Petit mot de l'auteure : texte écrit pour l'atelier de Sifoell : écrire sur un père et son enfant
Trois gouttes de sang.
C'est tout ce qui lui fallut pour paniquer.
En temps normal, Matthew aurait haussé des épaules devant une telle blessure. Bien sûr, les coupures n'étaient pas à prendre à la légère ; une mauvaise infection pouvait entraîner la mort du plus féroce des guerriers. Toutefois, il aurait procédé avec méthode et calme. Rentrer à la maison, chercher un peu d'alcool, panser la plaie. Il n'y avait rien d'extraordinaire à cela, ni rien d'insurmontable. Il avait soigné d'innombrables coupures de la sorte, sur Marilla ou sur lui-même, sans jamais se départir de son pragmatisme.

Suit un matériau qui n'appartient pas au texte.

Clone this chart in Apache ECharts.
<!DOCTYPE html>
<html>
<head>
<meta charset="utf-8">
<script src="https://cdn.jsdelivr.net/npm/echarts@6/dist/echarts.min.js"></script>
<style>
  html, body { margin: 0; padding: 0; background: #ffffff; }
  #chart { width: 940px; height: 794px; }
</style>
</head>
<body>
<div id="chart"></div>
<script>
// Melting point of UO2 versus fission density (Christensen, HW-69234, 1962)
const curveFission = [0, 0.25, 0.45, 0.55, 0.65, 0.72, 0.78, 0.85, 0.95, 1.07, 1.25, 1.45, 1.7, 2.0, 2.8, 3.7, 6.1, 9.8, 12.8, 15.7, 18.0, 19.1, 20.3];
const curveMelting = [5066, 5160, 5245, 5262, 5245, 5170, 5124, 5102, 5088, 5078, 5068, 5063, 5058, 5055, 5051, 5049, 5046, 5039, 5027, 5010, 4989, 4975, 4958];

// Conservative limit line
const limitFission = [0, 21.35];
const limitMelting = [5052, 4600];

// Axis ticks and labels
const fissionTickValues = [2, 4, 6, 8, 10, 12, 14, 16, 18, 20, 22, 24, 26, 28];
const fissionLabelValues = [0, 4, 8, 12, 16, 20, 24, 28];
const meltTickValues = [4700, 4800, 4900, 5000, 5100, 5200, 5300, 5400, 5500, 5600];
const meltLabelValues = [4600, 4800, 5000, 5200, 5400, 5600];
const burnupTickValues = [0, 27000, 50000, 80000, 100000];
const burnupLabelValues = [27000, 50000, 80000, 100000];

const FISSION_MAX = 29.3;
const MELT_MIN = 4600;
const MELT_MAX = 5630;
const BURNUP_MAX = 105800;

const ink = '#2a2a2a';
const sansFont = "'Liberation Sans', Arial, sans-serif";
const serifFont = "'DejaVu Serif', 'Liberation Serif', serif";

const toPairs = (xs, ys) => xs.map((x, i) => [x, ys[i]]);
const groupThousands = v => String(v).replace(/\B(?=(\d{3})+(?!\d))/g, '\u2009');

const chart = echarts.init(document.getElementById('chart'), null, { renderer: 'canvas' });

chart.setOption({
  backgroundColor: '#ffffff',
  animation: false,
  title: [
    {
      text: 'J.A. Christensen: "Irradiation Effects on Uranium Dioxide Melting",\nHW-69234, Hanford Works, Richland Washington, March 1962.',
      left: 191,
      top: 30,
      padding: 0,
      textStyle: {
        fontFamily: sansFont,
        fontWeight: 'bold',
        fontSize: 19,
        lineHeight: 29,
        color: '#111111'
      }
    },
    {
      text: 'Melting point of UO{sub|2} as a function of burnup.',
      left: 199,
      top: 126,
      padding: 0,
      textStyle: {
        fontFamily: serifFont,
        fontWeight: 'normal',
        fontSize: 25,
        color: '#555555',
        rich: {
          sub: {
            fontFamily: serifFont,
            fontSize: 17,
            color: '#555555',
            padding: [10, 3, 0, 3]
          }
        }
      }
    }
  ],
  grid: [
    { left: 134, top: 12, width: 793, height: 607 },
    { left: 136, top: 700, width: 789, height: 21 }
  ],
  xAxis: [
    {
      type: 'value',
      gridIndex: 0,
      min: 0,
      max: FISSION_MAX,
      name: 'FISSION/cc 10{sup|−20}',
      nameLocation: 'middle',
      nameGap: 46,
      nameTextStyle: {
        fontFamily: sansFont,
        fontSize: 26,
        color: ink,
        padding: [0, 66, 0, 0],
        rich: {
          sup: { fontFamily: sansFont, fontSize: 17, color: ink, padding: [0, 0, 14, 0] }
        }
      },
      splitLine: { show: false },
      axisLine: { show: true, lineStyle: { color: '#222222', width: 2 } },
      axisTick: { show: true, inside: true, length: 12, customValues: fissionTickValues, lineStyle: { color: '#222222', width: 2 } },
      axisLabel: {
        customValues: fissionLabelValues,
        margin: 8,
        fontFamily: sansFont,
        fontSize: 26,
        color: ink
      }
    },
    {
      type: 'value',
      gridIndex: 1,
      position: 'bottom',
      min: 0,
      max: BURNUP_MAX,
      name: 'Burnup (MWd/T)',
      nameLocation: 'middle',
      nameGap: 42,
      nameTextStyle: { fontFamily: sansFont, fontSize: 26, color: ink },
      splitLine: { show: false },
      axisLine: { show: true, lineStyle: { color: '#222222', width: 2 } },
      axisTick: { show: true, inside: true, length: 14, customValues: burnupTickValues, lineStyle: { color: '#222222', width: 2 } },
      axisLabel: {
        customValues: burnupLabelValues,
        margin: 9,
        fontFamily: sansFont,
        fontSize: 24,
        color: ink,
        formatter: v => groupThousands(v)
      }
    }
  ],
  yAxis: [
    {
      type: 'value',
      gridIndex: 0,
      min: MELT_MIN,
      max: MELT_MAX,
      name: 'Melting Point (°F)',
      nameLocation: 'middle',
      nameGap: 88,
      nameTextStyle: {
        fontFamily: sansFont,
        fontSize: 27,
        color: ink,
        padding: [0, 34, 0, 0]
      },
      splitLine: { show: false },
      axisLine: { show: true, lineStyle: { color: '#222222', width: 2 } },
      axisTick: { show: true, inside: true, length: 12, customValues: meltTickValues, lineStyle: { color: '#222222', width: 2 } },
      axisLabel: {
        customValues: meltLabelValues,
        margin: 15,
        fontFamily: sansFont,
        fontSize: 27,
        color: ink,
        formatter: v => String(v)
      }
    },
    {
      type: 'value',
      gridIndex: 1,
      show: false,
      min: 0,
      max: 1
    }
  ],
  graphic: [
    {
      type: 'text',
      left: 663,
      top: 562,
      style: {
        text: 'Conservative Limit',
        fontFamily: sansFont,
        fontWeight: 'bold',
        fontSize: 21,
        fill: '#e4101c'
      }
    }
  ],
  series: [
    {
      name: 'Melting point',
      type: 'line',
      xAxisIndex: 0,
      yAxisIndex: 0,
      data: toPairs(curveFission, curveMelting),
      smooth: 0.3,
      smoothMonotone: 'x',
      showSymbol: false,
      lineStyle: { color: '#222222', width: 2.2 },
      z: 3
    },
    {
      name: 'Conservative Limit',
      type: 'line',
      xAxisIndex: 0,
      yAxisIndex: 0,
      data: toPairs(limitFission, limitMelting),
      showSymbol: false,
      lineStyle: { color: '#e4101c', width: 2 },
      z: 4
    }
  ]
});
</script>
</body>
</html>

Pourtant, à cet instant, il se senti presque défaillir.
Car là, ce n'était pas lui-même ou Marilla qui était blessé.
C'était Anne.
Anne avait voulu l'aider à la ferme. Toutefois, elle travailla tout en parlant, comme à son accoutumée. Tout à son enthousiasme, elle n'avait pas fait attention à la lame qu'elle tenait et s'était entaillée la paume de la main. Maintenant, elle saignait et, si la blessure n'était pas profonde, elle était suffisante pour la faire saigner. Et Matthew, au lieu de réagir calmement... perdait complètement ses pensées. Il ne savait plus quoi faire : éponger le sang ? Courir avec Anne vers la maison ? Appeler en urgence Marilla ? Tour à tour, ces suggestions se bousculaient dans son esprit, à une vitesse si folle qu'il n'arrivait plus à réfléchir correctement.
Heureusement, sa sœur, alertée par le cri de surprise d'Anne, se montra à la porte et les enjoints à la rejoindre. Après qu'ils aient précédé aux soins qu'ils avaient déjà fait cent fois et que Anne soit remontée, Matthew s'accabla.

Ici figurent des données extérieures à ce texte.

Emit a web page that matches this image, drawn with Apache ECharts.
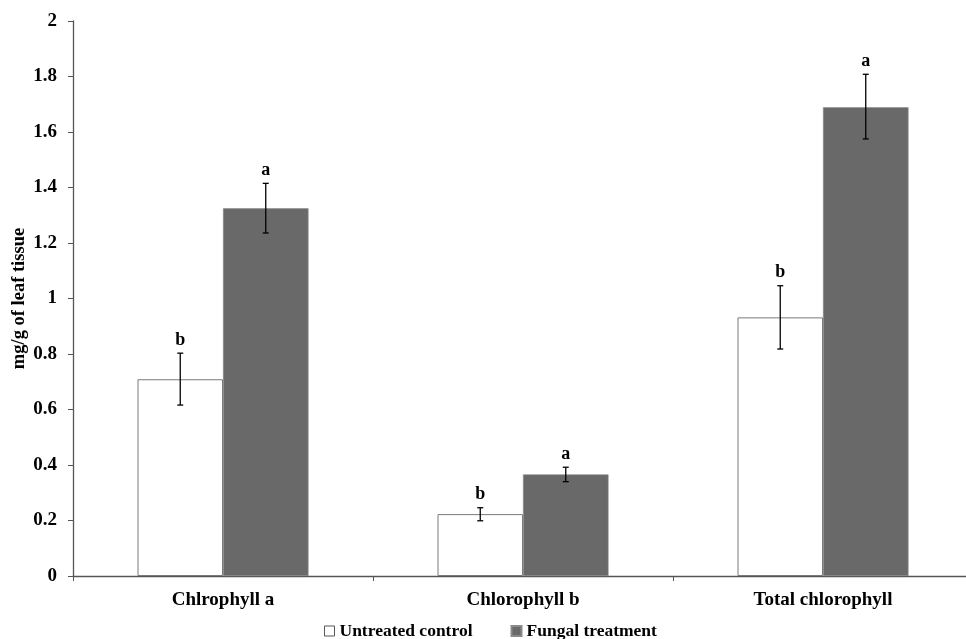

- Pourquoi ai-je réagi aussi lentement ? Ce n'est pas si nous nous étions jamais coupés...
- Oui, mais c'était nous, répondit Marilla. Et là... c'était notre fille.
En entendant sa réponse, Matthew réalisa alors pleinement ce qu'être père impliquait : une inquiétude constante pour cette gamine qui était devenue la sienne. Il était condamné à vivre dans l'angoisse que quelqu'un ne lui fasse du mal ou qu'elle ne souffre.
Le pire dans tout cela ? C'est que cela ne le dérangeait pas plus que ça. Il avait l'impression d'être né pour veiller sur elle.